Conditional Swapping

cp r21, r24       ; Compare values (A vs B)
brcs no_swap      ; Skip swap if A < B (already in order)
st r20, r24       ; Perform swap: RAM[A] = B
st r22, r21       ; Perform swap: RAM[B] = A
no_swap:

Exercises

  1. Count swaps: Add a counter to track number of swaps

  2. Optimize: Add early exit if no swaps occurred in a pass

  3. Different sizes: Sort 16 or 64 elements instead

  4. Descending order: Modify to sort in descending order

  5. Different algorithm: Implement selection sort or insertion sort

Solutions Hints

Count swaps: Add inc r26 in the swap section, initialize R26 to 0.

Optimize: Set a flag when swapping, check it at end of outer loop.

Descending order: Change brcs no_swap to brcc no_swap.

Visualization Tips

When viewing the animation:

  • Memory panel: Watch values “bubble” to their positions

  • Register panel: R19 (j) cycles 0-30 repeatedly

  • Register panel: R18 (i) increments slowly

Look for:

  • Large values moving right (higher addresses)

  • Small values moving left (lower addresses)

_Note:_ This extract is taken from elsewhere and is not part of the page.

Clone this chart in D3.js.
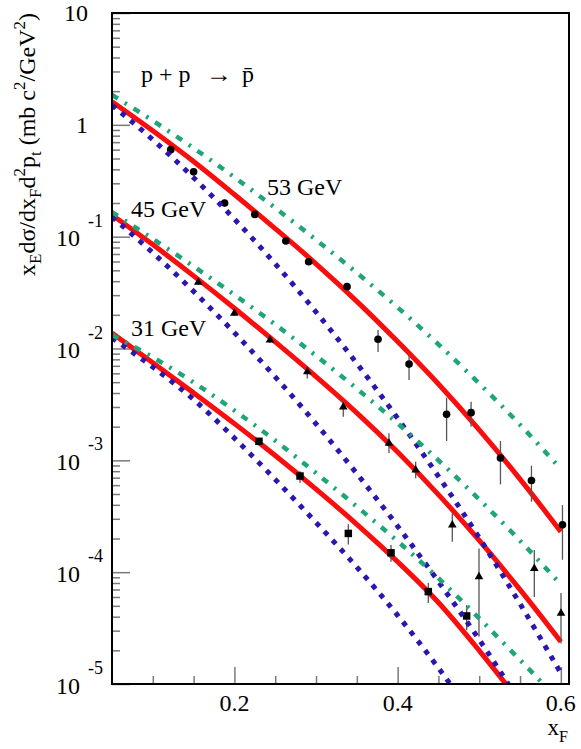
<!DOCTYPE html>
<html><head><meta charset="utf-8">
<script src="https://cdn.jsdelivr.net/npm/d3@7"></script>
<style>
body{margin:0;background:#fff}
svg{display:block}
text{font-family:"Liberation Serif","Times New Roman",serif;fill:#000}
</style>
</head><body>
<svg id="c" width="581" height="749"></svg>
<script>
// ---- data ----
const xGrid = [0.05,0.10,0.15,0.20,0.25,0.30,0.35,0.40,0.45,0.50,0.55,0.60];

// 53 GeV model curves
const red53   = [1.61,0.885,0.470,0.238,0.118,0.0572,0.0264,0.01153,0.00481,0.00187,0.000679,0.000230];
const green53 = [1.85,1.089,0.619,0.340,0.1807,0.0938,0.0475,0.0233,0.01089,0.00486,0.00208,0.000836];
const blue53  = [1.50,0.736,0.3365,0.1435,0.0572,0.0212,0.00736,0.00238,0.000719,0.000203,0.0000521,0.0000125];
// 45 GeV model curves
const red45   = [0.1563,0.0849,0.0446,0.0229,0.01146,0.00561,0.00266,0.001186,0.000494,0.000192,0.0000698,0.0000239];
const green45 = [0.166,0.0955,0.0543,0.0302,0.0164,0.00861,0.00437,0.00214,0.00100,0.000447,0.000191,0.0000776];
const blue45  = [0.150,0.0718,0.0324,0.01384,0.00557,0.00212,0.00076,0.000258,0.0000824,0.0000249,0.00000686,null];
// 31 GeV model curves
const red31   = [0.01374,0.00746,0.00401,0.00213,0.001104,0.000553,0.000268,0.000124,0.0000535,0.0000199,0.00000689,null];
const green31 = [0.01321,0.00834,0.00497,0.00279,0.00150,0.000769,0.000386,0.000189,0.0000883,0.0000386,0.0000164,0.00000686];
const blue31  = [0.01242,0.00682,0.00350,0.00158,0.000675,0.000278,0.000111,0.0000411,0.0000139,0.00000431,null,null];

// 53 GeV data (circles)
const x53  = [0.122,0.150,0.188,0.225,0.263,0.291,0.338,0.376,0.414,0.460,0.490,0.526,0.564,0.602];
const y53  = [0.60,0.38,0.20,0.158,0.0914,0.0597,0.0357,0.0121,0.00726,0.00258,0.00267,0.00105,0.00066,0.000265];
const lo53 = [0.575,0.36,0.185,0.150,0.087,0.0565,0.0335,0.0093,0.00522,0.00149,0.0020,0.00061,0.000427,0.000129];
const hi53 = [0.625,0.40,0.215,0.166,0.096,0.063,0.038,0.0146,0.00875,0.00363,0.00334,0.00149,0.000895,0.000398];
// 45 GeV data (triangles)
const x45  = [0.1557,0.1999,0.2436,0.2893,0.3334,0.3894,0.4221,0.467,0.4997,0.5675,0.6002];
const y45  = [0.0391,0.0207,0.0119,0.0062,0.0030,0.00142,0.00082,0.000264,0.000091,0.000108,0.000043];
const lo45 = [0.037,0.0195,0.0112,0.0054,0.00245,0.00116,0.00069,0.000187,0.0000265,0.000060,0.000023];
const hi45 = [0.0413,0.0220,0.0127,0.0069,0.00346,0.00175,0.00097,0.000336,0.000163,0.000158,0.000065];
// 31 GeV data (squares)
const x31  = [0.2301,0.2804,0.3396,0.3919,0.4376,0.4846];
const y31  = [0.00148,0.000724,0.000222,0.000149,0.000067,0.0000406];
const lo31 = [0.00140,0.00063,0.000177,0.000124,0.000053,0.0000304];
const hi31 = [0.00157,0.00080,0.000268,0.000175,0.000080,0.0000508];

// axis ticks / labels
const xTickLabels = [0.2,0.4,0.6];
const xMinorTicks = [0.1,0.15,0.25,0.3,0.35,0.45,0.5,0.55];
const yMajorTicks = [1e-5,1e-4,1e-3,1e-2,1e-1,1,10];
const yLabelBase  = ["10","10","10","10","10","1","10"];
const yLabelExp   = ["-5","-4","-3","-2","-1","",""];
const energyLabels = ["53 GeV","45 GeV","31 GeV"];

// ---- drawing ----
const L=112,T=13,R=569,B=684;
const svg = d3.select("#c");
const x = d3.scaleLinear().domain([0.05,0.61]).range([L,R]);
const y = d3.scaleLog().domain([1e-5,10]).range([B,T]);

svg.append("defs").append("clipPath").attr("id","clip")
  .append("rect").attr("x",L).attr("y",T).attr("width",R-L).attr("height",B-T);

// ticks (inward, grey)
const yMinor = [];
for (let n=-5;n<=0;n++) for (let k=2;k<=9;k++) yMinor.push(k*Math.pow(10,n));
function styleAxis(g){ g.select(".domain").remove(); g.selectAll("line").attr("stroke","#7a7a7a").attr("stroke-width",1.5); g.selectAll("text").remove(); }
svg.append("g").attr("transform",`translate(${L},0)`)
  .call(d3.axisLeft(y).tickValues(yMinor).tickSize(-8).tickFormat("")).call(styleAxis);
svg.append("g").attr("transform",`translate(${L},0)`)
  .call(d3.axisLeft(y).tickValues(yMajorTicks).tickSize(-18).tickFormat("")).call(styleAxis);
svg.append("g").attr("transform",`translate(0,${B})`)
  .call(d3.axisBottom(x).tickValues(xMinorTicks).tickSize(-8).tickFormat("")).call(styleAxis);
svg.append("g").attr("transform",`translate(0,${B})`)
  .call(d3.axisBottom(x).tickValues(xTickLabels).tickSize(-17).tickFormat("")).call(styleAxis);

// plot contents
const plot = svg.append("g").attr("clip-path","url(#clip)");
const line = d3.line().defined(d=>d[1]!=null).x(d=>x(d[0])).y(d=>y(d[1])).curve(d3.curveMonotoneX);
const pts = arr => xGrid.map((v,i)=>[v,arr[i]]);

const RED="#fb0d0d", BLUE="#2b16b0", GREEN="#1ea57a";
[red53,red45,red31].forEach(a=>plot.append("path").attr("d",line(pts(a)))
  .attr("fill","none").attr("stroke",RED).attr("stroke-width",5));

// error bars and markers
function drawData(xs,ys,lo,hi,sym,size){
  const g = plot.append("g");
  xs.forEach((xv,i)=>{
    g.append("line").attr("x1",x(xv)).attr("x2",x(xv)).attr("y1",y(lo[i])).attr("y2",y(hi[i]))
      .attr("stroke","#555").attr("stroke-width",1.3);
  });
  xs.forEach((xv,i)=>{
    g.append("path").attr("d",d3.symbol().type(sym).size(size)())
      .attr("transform",`translate(${x(xv)},${y(ys[i])})`).attr("fill","#000");
  });
}
drawData(x53,y53,lo53,hi53,d3.symbolCircle,46);
drawData(x45,y45,lo45,hi45,d3.symbolTriangle,32);
drawData(x31,y31,lo31,hi31,d3.symbolSquare,56);

[blue53,blue45,blue31].forEach(a=>plot.append("path").attr("d",line(pts(a)))
  .attr("fill","none").attr("stroke",BLUE).attr("stroke-width",5).attr("stroke-dasharray","5,7"));
[green53,green45,green31].forEach(a=>plot.append("path").attr("d",line(pts(a)))
  .attr("fill","none").attr("stroke",GREEN).attr("stroke-width",4.5).attr("stroke-dasharray","7,8,2.5,8"));

// frame
svg.append("rect").attr("x",L).attr("y",T).attr("width",R-L).attr("height",B-T)
  .attr("fill","none").attr("stroke","#000").attr("stroke-width",2);

// y tick labels
yMajorTicks.forEach((v,i)=>{
  const py = y(v);
  if (yLabelExp[i]) {
    svg.append("text").attr("x",80).attr("y",py+9.5).attr("text-anchor","end")
      .attr("font-size",24).text(yLabelBase[i]);
    svg.append("text").attr("x",88).attr("y",py-10).attr("text-anchor","start")
      .attr("font-size",18).text(yLabelExp[i]);
  } else {
    svg.append("text").attr("x",88).attr("y",py+8).attr("text-anchor","end")
      .attr("font-size",24).text(yLabelBase[i]);
  }
});
// x tick labels
xTickLabels.forEach(v=>{
  svg.append("text").attr("x",x(v)).attr("y",711).attr("text-anchor","middle")
    .attr("font-size",24).text(d3.format(".1f")(v));
});

// axis titles
const xt = svg.append("text").attr("x",568).attr("y",735).attr("text-anchor","end").attr("font-size",23);
xt.append("tspan").text("x");
xt.append("tspan").attr("font-size",16).attr("dy",7).text("F");

const yt = svg.append("text").attr("transform","translate(35,13) rotate(-90)")
  .attr("text-anchor","end").attr("font-size",24);
const parts = [["x",0,24],["E",6,17],["dσ/dx",-6,24],["F",6,17],["d",-6,24],["2",-10,17],["p",10,24],["t",6,17],
  [" (mb c",-6,24],["2",-10,17],["/GeV",10,24],["2",-10,17],[")",10,24]];
parts.forEach(p=>yt.append("tspan").attr("dy",p[1]).attr("font-size",p[2]).text(p[0]));

// annotations
const rx = svg.append("g");
rx.append("text").attr("x",141).attr("y",82).attr("font-size",24).text("p + p");
rx.append("text").attr("x",206).attr("y",82).attr("font-size",24)
  .attr("textLength",26).attr("lengthAdjust","spacingAndGlyphs").text("\u2192");
rx.append("text").attr("x",242).attr("y",82).attr("font-size",24).text("p\u0304");

svg.append("text").attr("x",267).attr("y",195).attr("font-size",24).text(energyLabels[0]);
svg.append("text").attr("x",131).attr("y",216.5).attr("font-size",24).text(energyLabels[1]);
svg.append("text").attr("x",131).attr("y",336).attr("font-size",24).text(energyLabels[2]);
</script>
</body></html>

  • Progressively fewer changes as array becomes sorted

Comparison with Other Sorts

Sorting Algorithm Comparison

Algorithm

Time Complexity

Space

Stability

Bubble Sort

O(n²)

O(1)

Yes

Selection Sort

O(n²)

O(1)

No

Insertion Sort

O(n²)

O(1)

Yes

Quick Sort

O(n log n)

O(log n)

No

Bubble sort is chosen for this example because it’s conceptually simple and demonstrates memory operations clearly.